He offers little in the way of affection to his devoted daughter, but as long as she sticks to her embroidery, he doesn’t give her much thought. He’s fulfilled his paternal obligation, he feels, by providing for her in his will. When he passes, she is to receive an income of some $20,000 a year from his estate, to add to the $10,000 she already has from her late mother.
Deeper feelings on each of these three central characters are buried, and this is the play, based on the novel of the same name by Henry James, that Ruth and Augustus Goetz have well crafted to reveal those feelings. It was a success in the 1940s with a cast that starred Wendy Hiller and Basil Rathbone, enjoying a run of 410 performances on Broadway. It was followed by an equally successful film which starred Olivia De Havilland, Montgomery Clift and Ralph Richardson. Cherry Jones and Philip Bosco had another long run with it in 1995.
Now here it is again, in what may be the most satisfying production of them all. It is now more of an ensemble piece than it’s been, primarily because Wendy Hiller, Olivia deHavilland and Cherry Jones were so powerful the other characters seemed to be there to support her in the tragedy that took almost three hours to unfold, in three suspenseful acts.
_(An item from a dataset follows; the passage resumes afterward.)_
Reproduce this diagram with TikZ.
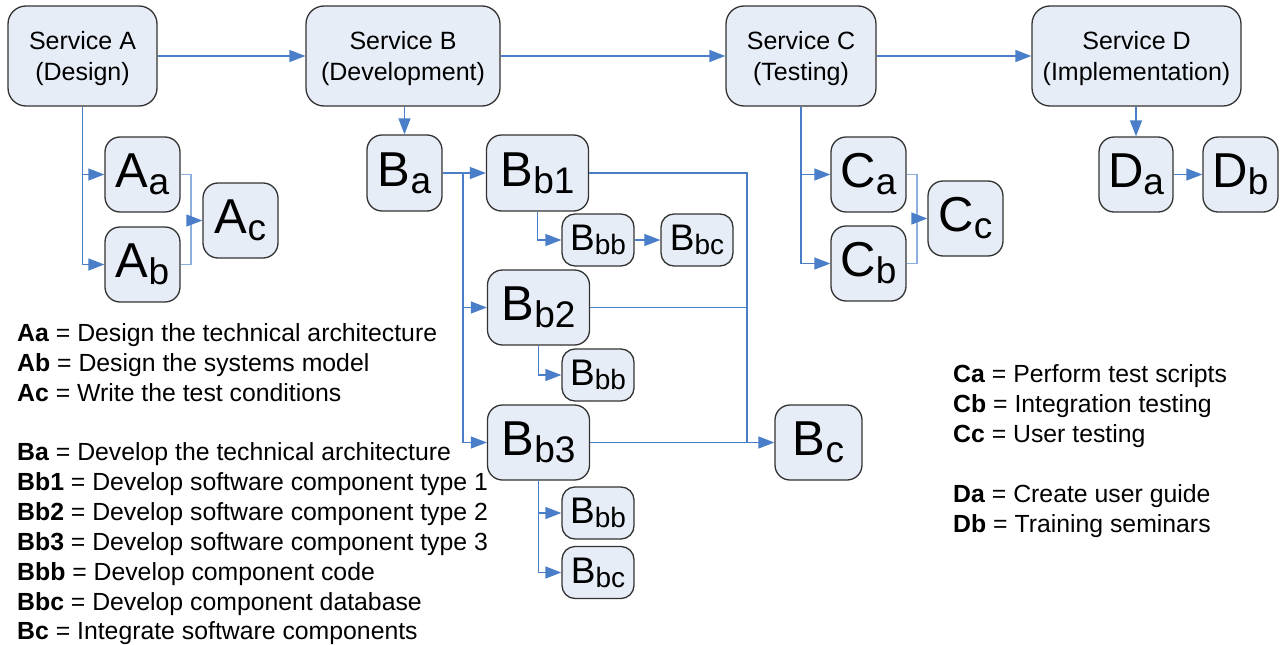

In this production, it’s been trimmed a bit by cutting one of the intermissions. Jessica Chastain, the current Catherine, whose film name was undoubtedly the force that gathered a consortium of producers, is not playing a star turn. Her approach to the role is somewhat different; it has a grounded base, and she is very effective in playing it in a less grand manner than did the others. But she plays truthfully and with many colors — it was interesting to see her face reflect joy, confusion, sadness, excitement, often during the course of one speech spoken to her.
Consistent with the style of this outing, the casting of Dan Stevens, who is now familiar to us through his role as the young scion in the BBC’s “Downton Abbey,” brings the catalistic character of Morris Townsend, Catherine’s suitor, into sharper focus. Both actors are totally at home in the period and comfortable with the more formalized speech of the time; as a result their scenes crackle.
David Strathairn, a gem of a character actor, currently strong as William Seward in the film “Lincoln,” brings a different approach to Catherine’s father, Dr. Sloper. Philip Bosco, Ralph Richardson, Basil Rathbone have all played him as a severe and instantly dominating master of the house. Straithairn is gentler, not instantly recognizable as the inflexible and frustrated control freak he becomes when crossed.
The fourth central character in the play is Catherine’s Aunt Lavinia Penniman, and though some lovely actresses have played her, including Jan Miner, Patricia Collinge and Miriam Hopkins in the film, Judith Ivey here elevates Aunt Penniman from a supporting player to a full fledged member of the quartet that tell this tale. She is positively radiant; she wins us completely as she tries without success to have this story have the fairy tale ending she so desperately wanted to see.
Moisés Kaufman must get credit for the consistency of style onstage, and that not only includes all the performances, but the designs for scenery, costume and lighting. The vastness of this house, the dimly lit corners and corridors, the magic that only a candle can bring to a solitary walk up the staircase — they are all there, and all contribute to our enjoyment. This is one heiress who never pursued happiness. She almost found it anyway and the surprising lesson of this fine piece of theatre is that money is the one thing that closed all doors leading to it.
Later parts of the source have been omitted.